Just last year I celebrated walking with Jesus Christ for 30 years. It’s hard to believe a 20-year-old college sophomore, floundering in life and in school, realized the full weight of his decision to entrust his life to Jesus at a Christmas conference in Philadelphia. But here I am, reflecting on some observations I’ve noticed about my long stroll with the Savior.
Jesus is more gracious to me than I’ve often been to myself. As the years have gone by the sheer volume of undeserving forgiveness I’ve received from Jesus boggles my mind. Time and again I’ve confessed the same sin a multitude of times and received the same cleansing from him. I’ve wanted to just punish myself and imprison myself in the pit of my failures. Many times I’ve been ready to write myself off, but Jesus has instead offered me a moment for redemption.
As even I wearied of repeating the same cycle of confession and beginning again, his grace has been a steady anchor to remind me over and over that this grace is truly undeserving. It’s reinforced the truth that it is “God’s kindness that leads us to repentance” (Romans 2:4). The depth of his grace has not gone without effect. His irresistible presence has warmed and loosened some of the toughest spots in my heart and it has motivated me to start sooner in the process of confession and change. What freedom! What joy!
Jesus is more committed to my holiness than I’ve been. I’ve frequently dismissed or excused sin in my life as tolerable mistakes or “boys will be boys” moments. But Jesus has walked into some of those very areas, shown me the light of his love, and said “Enough.”
Those moments were brutal, painful, and rough on my ego, but it’s what I needed the most – the crucible of change brought on by a God of unrelenting love. I’ve felt the before and after effects of hiding sin before finally confessing it (like David in Psalm 32) and I’m grateful Jesus has persisted in provoking change in those areas.

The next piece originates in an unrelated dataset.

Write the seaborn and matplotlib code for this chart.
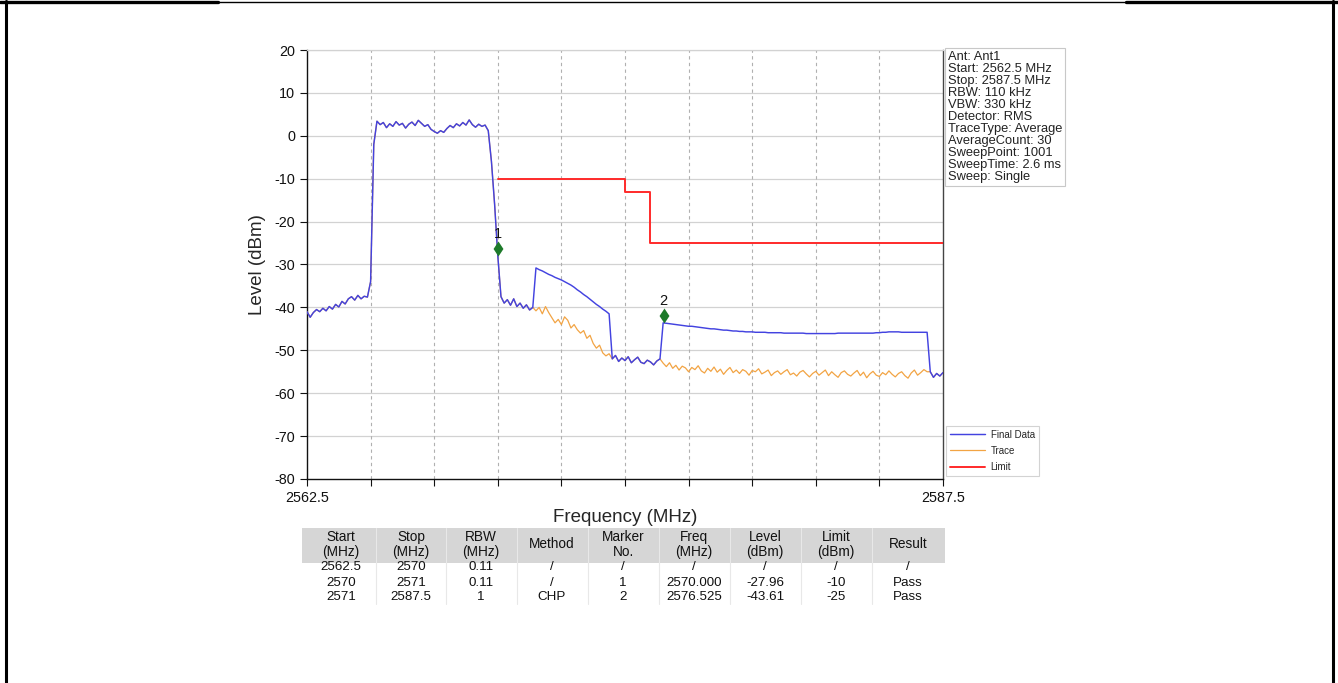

I’ve learned not to be so resistant to his impulses, no matter how difficult they might appear at the onset.
Jesus is more faithful than I could have ever imagined. God gave me dreams and passions for the people of God, but at the time it all started I thought they were just too fanciful to ever become a reality. I couldn’t see the road of how they’d ever become a reality. Yet 20 years later, I’ve had the humbling privilege of being used by him to bless a great number of people in the roles and churches where I’ve served.
I’ve watched him do amazing things in people’s lives and stir hearts to grow and be transformed like I’ve never seen anywhere else. The only steps I saw were the ones directly in front of me and I had to trust him to walk into them and then leave the results to him. But he’s done way more with the little I had, like the boy with five loaves and two fishes (Matthew 14:13-21).
Jesus has been more life giving than I could have predicted. I used to wonder when I’d see the payoff of some areas that were heavily under construction in my character. I wonder no more. I see the fruit, the treasure, the payoff, and it’s beautiful. And that’s only thus far! While it’s always tough to have the spotlight of scrutiny focus on a part of you, with Jesus it has always resulted in my liberation from bad habits, sin, and darkness. His love has taken the sting of exposure and turned it into a warm moment of redemptive freedom. And it’s always been worth it – every single time. No regrets. Hallelujah!